INDIAN Finance Minister P Chidambaram said on Monday (October 8) the government was working on “a credible and feasible” plan to reduce its yawning budget deficit, which has alarmed investors and ratings agencies.
“There is an imperative need for fiscal consolidation,” Chidambaram told reporters. “It is our intention to announce a credible and feasible path of fiscal consolidation beginning this year.”
The government’s annual budget in March, which saw a deficit target of 5.1 per cent of gross domestic product for this year, has been hit by a slump in tax revenues caused by weakness in the economy and a surging subsidy bill.
In one of a string of recent measures designed to spur the economy and tackle government overspending, Prime Minister Manmohan Singh’s cabinet announced a cut in subsidies for diesel and cooking gas.
“The reform momentum will continue,” Chidambaram pledged.
Investors have welcomed the recent reform measures announced by the government, with the stock market up nearly 10 per cent since the end of August.

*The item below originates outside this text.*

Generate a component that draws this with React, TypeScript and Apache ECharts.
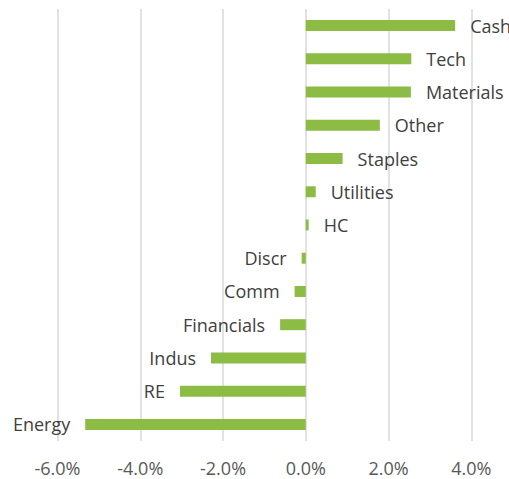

Ratings agency Standard and Poor’s warned in June that India could lose its investment-grade rating unless it took urgent action to balance its books and rein in public spending.
Chidambaram also said he expects economic growth to increase from the 5.5 per cent registered in the first fiscal quarter.
“There is no reason growth should stagnate at 5.5 per cent in all four quarters,” he said as he predicted a rise in investment.